No weather bomb allowed! I have to finish bricking up this chimney here first!


----------



## Ciddian (Mar 15, 2006)

Ooohhh wow!! Drive safe Bigfishy!

Umm... Lay safe 50.. LOL ~_^


----------



## PACMAN (Mar 4, 2010)

oh boy thats crazy. 


mind you, theweathernetwork doesnt have any warnings issued.


----------



## BettaBeats (Jan 14, 2010)

PACMAN said:


> oh boy thats crazy.
> 
> mind you, theweathernetwork doesnt have any warnings issued.


the major newspapers do

http://thestar.blogs.com/weather360/2010/10/massive-chicago-storm-to-hit-toronto.html

the same storm destroyed a building in chicago.


----------



## PACMAN (Mar 4, 2010)

dayummmmmmmmm


wish i bought a UPS in case the power goes out!


----------



## bigfishy (Jun 19, 2009)

It's coming!

Warden / Denison.. The sky is darken... 4:01pm


----------



## Big Ray (Dec 8, 2009)

the little earth quake we had caused alot of water splashing out of my tanks lol

and thinking back, I left the windows open to air out the place  haha
not gonna be a prety day


----------



## ameekplec. (May 1, 2008)

woo hoo rainy days!
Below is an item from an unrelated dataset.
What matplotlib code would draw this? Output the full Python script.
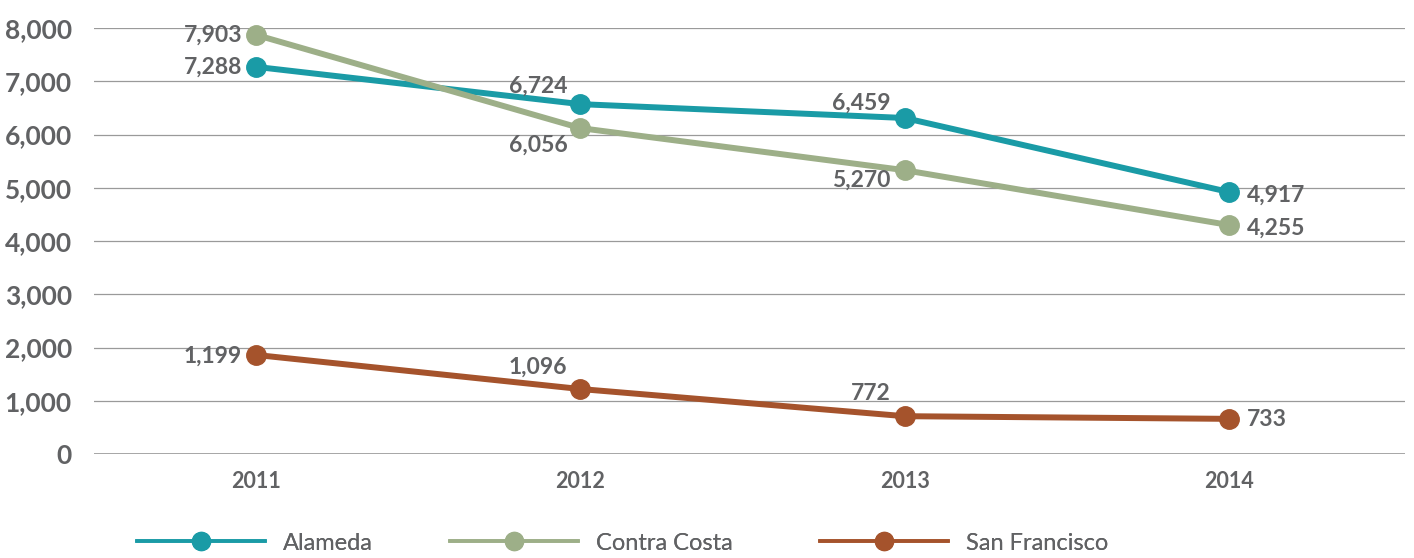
import numpy as np
import matplotlib
matplotlib.use('Agg')
import matplotlib.pyplot as plt
from matplotlib.lines import Line2D

years = ['2011', '2012', '2013', '2014']
counties = ['Alameda', 'Contra Costa', 'San Francisco']

# point heights as drawn in the picture
alameda = [7270, 6570, 6310, 4920]
contra_costa = [7870, 6120, 5330, 4300]
san_francisco = [1860, 1220, 710, 660]

# value labels as printed
alameda_lbl = ['7,288', '6,724', '6,459', '4,917']
contra_costa_lbl = ['7,903', '6,056', '5,270', '4,255']
san_francisco_lbl = ['1,199', '1,096', '772', '733']

colors = ['#1A9BA6', '#9DAF88', '#A5532C']
grey = '#616264'

plt.rcParams['font.family'] = ['Lato', 'DejaVu Sans']

fig = plt.figure(figsize=(14.14, 5.58), dpi=100)
ax = fig.add_axes([94 / 1414, 1 - 454 / 558, (1405 - 94) / 1414, (454 - 28) / 558])

x = np.arange(len(years))
series = [alameda, contra_costa, san_francisco]
labels = [alameda_lbl, contra_costa_lbl, san_francisco_lbl]

for vals, c, name in zip(series, colors, counties):
    ax.plot(x, vals, color=c, lw=4.3, marker='o', ms=14, label=name,
            clip_on=False, zorder=3, solid_capstyle='round')

# label offsets in pixels (dx, dy, ha)
offs = [
    [(-14, 0, 'right'), (-13, 18, 'right'), (-14, 15, 'right'), (18, -3, 'left')],
    [(-14, 0, 'right'), (-13, -17, 'right'), (-14, -10, 'right'), (18, -3, 'left')],
    [(-14, -1, 'right'), (-13, 22, 'right'), (-14, 23, 'right'), (18, -1, 'left')],
]
for vals, lbls, off in zip(series, labels, offs):
    for i, (v, t) in enumerate(zip(vals, lbls)):
        dx, dy, ha = off[i]
        ax.annotate(t, (x[i], v), xytext=(dx, dy), textcoords='offset pixels',
                    ha=ha, va='center', fontsize=16.5, fontweight='bold',
                    color=grey, zorder=4)

ax.set_xlim(-0.5, 3.543)
ax.set_ylim(0, 8000)
ax.set_yticks(range(0, 8001, 1000))
ax.set_yticklabels([f'{v:,}' for v in range(0, 8001, 1000)])
ax.set_xticks(x)
ax.set_xticklabels(years)
ax.grid(axis='y', color='#9A9A9A', lw=0.9)
ax.axhline(0, color='#9A9A9A', lw=1.2, zorder=1)
ax.set_axisbelow(True)
for s in ax.spines.values():
    s.set_visible(False)
ax.tick_params(axis='y', length=0, pad=16, labelsize=19, labelcolor=grey)
ax.tick_params(axis='x', length=0, pad=12, labelsize=15.5, labelcolor=grey)
for lab in ax.get_xticklabels() + ax.get_yticklabels():
    lab.set_fontweight('bold')

# one legend per county, placed along the bottom
starts = [137, 450, 820]
for c, name, sx in zip(colors, counties, starts):
    h = Line2D([], [], color=c, lw=2.6, marker='o', ms=13)
    leg = fig.legend([h], [name], loc='center left',
                     bbox_to_anchor=(sx / 1414, 1 - 543 / 558),
                     frameon=False, handlelength=5.4, handletextpad=0.8,
                     borderpad=0, borderaxespad=0, fontsize=17)
    for t in leg.get_texts():
        t.set_color(grey)
    fig.add_artist(leg)

fig.savefig('out.png', dpi=100)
They look awesome from our balcony.

Good thing the reef tank has the battery back up


----------



## Calmer (Mar 9, 2008)

You can watch it coming in on radar:
http://www.weatheroffice.gc.ca/radar/index_e.html?id=WKR


----------



## bigfishy (Jun 19, 2009)

It's started! 5:09 pm.. light drizzle ...

I hope I can see a Tornado tonight!


----------



## PACMAN (Mar 4, 2010)

5:41 black and rain + windy gusts are startin in Etobicoke


----------



## KevD (Mar 2, 2008)

Once again, the media makes a little rain and wind a major news story. It's fall and to be expected this time of year


----------



## PACMAN (Mar 4, 2010)

This "bomb" was a dud!


----------



## bigfishy (Jun 19, 2009)

PACMAN said:


> This "bomb" was a dud!


a very big dud.. 120km/h in Hwy 404 ... no problem at all


----------



## BettaBeats (Jan 14, 2010)

slightly windy throughout the night, nothing major


----------



## jaguargrin (Oct 26, 2010)

I was so worried about the storm I convinced my BF not to go out! 

...The storm ended up being nothing but rain.


----------



## AquaNeko (Jul 26, 2009)

bigfishy said:


> a very big dud.. 120km/h in Hwy 404 ... no problem at all


Are you saying you drove on the 404 @ 120kph with those high winds? It must have been howling then.

I had the tarps all snap the UV brittled up nylon string and flapping around. I had to re-tie everything down outside to keep things from flapping around this afternoon when I came back for lunch.


----------



## bigfishy (Jun 19, 2009)

AquaNeko said:


> Are you saying you drove on the 404 @ 120kph with those high winds? It must have been howling then.
> 
> I had the tarps all snap the UV brittled up nylon string and flapping around. I had to re-tie everything down outside to keep things from flapping around this afternoon when I came back for lunch.


120kph is nothing, I was the slowest in the highway, everyone flew by me...

It gets a little crazy after bloomington exit


----------



## Riceburner (Mar 14, 2008)

I didn't notice anything and I'm on my bike.


----------